AT&T reported 424,000 postpaid phone net adds in its first quarter 2023. And it reported domestic wireless service revenues of $15.5 billion, up 5.2% year over year.
Post-paid phone average revenue per user (ARPU) was $55.05, up nearly 2% year over year. ARPU growth was driven by price increases on legacy plans announced last year, a continued shift of subscribers to higher rate plans and an improvement in consumer international roaming plans.
In pre-paid AT&T reported 40,000 phone net additions for Q1 2023.
AT&T reported that FirstNet connections reached about 4.7 million across more than 25,000 agencies.
The company reported low wireless churn rates. Postpaid phone churn was 0.81% versus 0.79% in the year-ago quarter. And prepaid churn was 2.73%, with Cricket churn lower, versus 2.77% in the year-ago quarter.
AT&T CEO John Stankey said, “We’re coming off the most profitable quarter and most lucrative EBITDA generation in our wireless business in its history. And it’s got the goodness of low churn, higher ARPU and customer growth.”
AT&T provided a little color on its ongoing cost-cutting initiative.
“We remain on track to achieve our $6 billion-plus cost savings run rate target by the end of the year, if not sooner” said Stankey. “In fact, we believe we can further accelerate cost take-outs as we progress through the year. Part of this entails transforming our network as we ultimately replace our copper services footprint with best-in-class fiber connectivity.”
Stankey talked quite a bit about AT&T’s fixed wireless access (FWA), something the company has not shown much interest in until recently. Stankey first mentioned it on AT&T’s Q4 2022 earnings call three months ago.
Today Stankey said its FWA will be used in places where fiber isn’t reasonable to deploy and where it makes sense for customers.
“We’re out in the market today,” he said. “We have a consumer product that’s there that we’ve recently brought into play. We’re in the process of scaling it. We are going to use it where we think we can offer a customer a better set of services than what they currently have, especially where we have an opportunity to go and use it to hold as we’re going to build fiber over the next couple of years and come in behind it.”
Similar to Verizon and T-Mobile, which have been offering (and heavily marketing) their FWA home broadband services for a couple of years now, Stankey noted that there are places where AT&T has fallow capacity. He said, “It’s a smart play” for AT&T to offer FWA “to keep a customer in the family.”

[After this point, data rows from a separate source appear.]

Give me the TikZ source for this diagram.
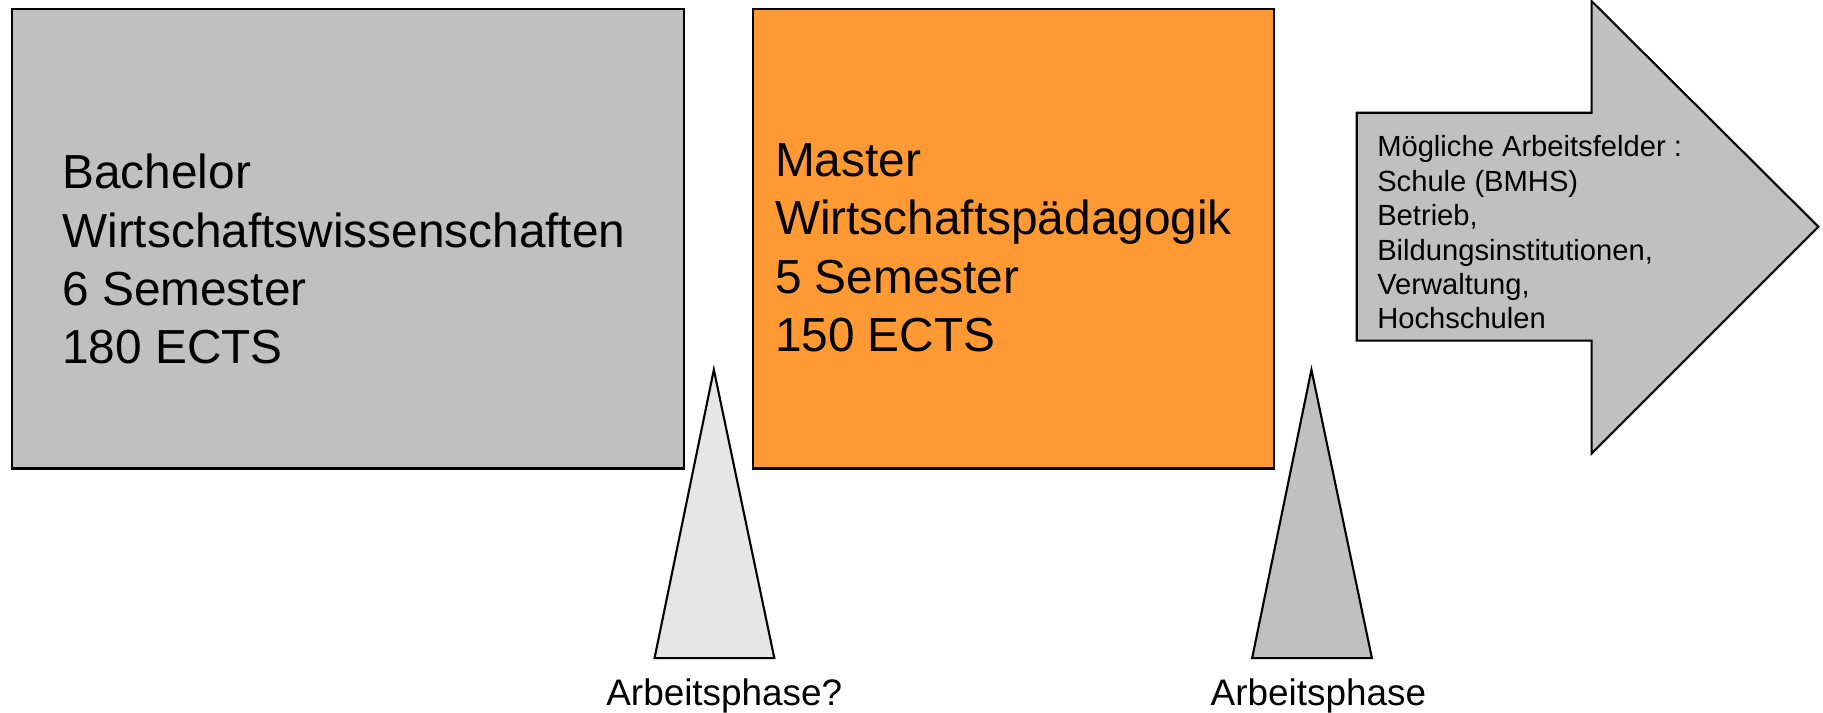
\documentclass[tikz,border=0pt]{standalone}
\usepackage{fontspec}
\setmainfont{Liberation Sans}
\usetikzlibrary{positioning}
\definecolor{boxgray}{HTML}{C0C0C0}
\definecolor{masterorange}{HTML}{FF9933}
\definecolor{phasegray}{HTML}{E6E6E6}
\tikzset{outline/.style={draw=black,line width=0.6pt,line join=miter}}
\tikzset{big text/.style={inner sep=0mm,anchor=north west,align=left,font=\fontsize{13.6}{16.6}\selectfont}}
\tikzset{field text/.style={inner sep=0mm,anchor=north west,align=left,font=\fontsize{8.3}{9.8}\selectfont}}
\tikzset{phase label/.style={inner sep=0mm,anchor=base,font=\fontsize{10.5}{12.6}\selectfont}}

\begin{document}
\begin{tikzpicture}[x=0.011626cm, y=-0.011626cm]

\useasboundingbox (0,0) rectangle (1568,613);

% Bachelor
\draw[outline, fill=boxgray] (10,8) rectangle (588,403);
\node[big text] (bachelor) at (53,132) {Bachelor\\Wirtschaftswissenschaften\\6 Semester\\180 ECTS};

% Master
\draw[outline, fill=masterorange] (648,8) rectangle (1096,403);
\node[big text] (master) at (666,123) {Master\\Wirtschaftspädagogik\\5 Semester\\150 ECTS};

% Arbeitsfelder
\draw[outline, fill=boxgray] (1167,97) -- (1369,97) -- (1369,1) -- (1564,195)
	-- (1369,390) -- (1369,293) -- (1167,293) -- cycle;
\node[field text] (fields) at (1184,116) {Mögliche Arbeitsfelder :\\Schule (BMHS)\\Betrieb,\\Bildungsinstitutionen,\\Verwaltung,\\Hochschulen};

\foreach \n/\x/\l/\c/\t in {phaseq/614/623/phasegray/Arbeitsphase?, phase/1128/1134/boxgray/Arbeitsphase}{
	\draw[outline, fill=\c] (\x,318) -- (\x+52,566) -- (\x-51,566) -- cycle;
	\node[phase label] (\n) at (\l,607) {\t};
}

\end{tikzpicture}
\end{document}
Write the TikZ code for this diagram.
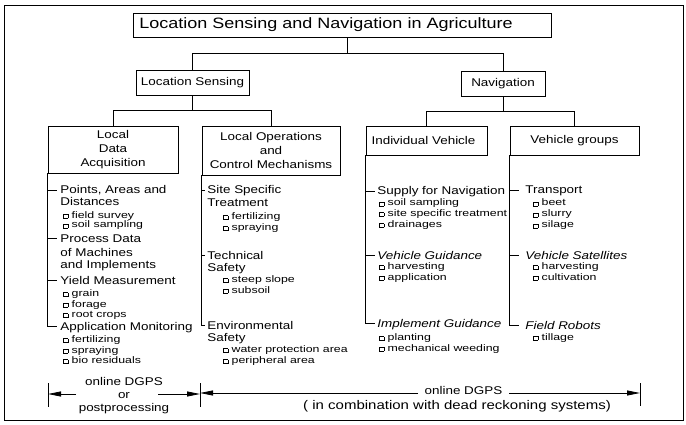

He also touted FWA for businesses.
He said FWA can be “incredibly well-suited” to parts of the business segment. “When we match the product to the right user profile, it can be a very viable opportunity for a sustainable, effective product.”
Overall, the company reported revenues of $30.1 billion for the quarter compared to $29.7 billion in the year-ago quarter, up 1.4%. This increase primarily reflects higher Mobility, Mexico and Consumer Wireline revenues, partly offset by lower Business Wireline revenues.
It seemed like a good quarter for AT&T, but analysts can be hard to please.
Jamie Lumley, analyst at Third Bridge, wrote, “AT&T continues to see a slowdown in growth for its mobility segment. We’ve heard from our experts that the company is running out of headroom when it comes to gaining new customers, even though AT&T has seen relatively strong net adds for longer than many had expected.”
Jonathan Chaplin with New Street Research noted that prepaid subscribers have probably been leaving Dish during the quarter because of its problems related to a ransomware attack. Chaplin wrote, “Prepaid adds for AT&T were roughly in-line. We expect the hack to negatively impact Boost by at least 200,000. If this is the case, it doesn’t look like AT&T was the beneficiary. We will be watching Verizon and T-Mobile’s pre-paid numbers to see if they show up there.”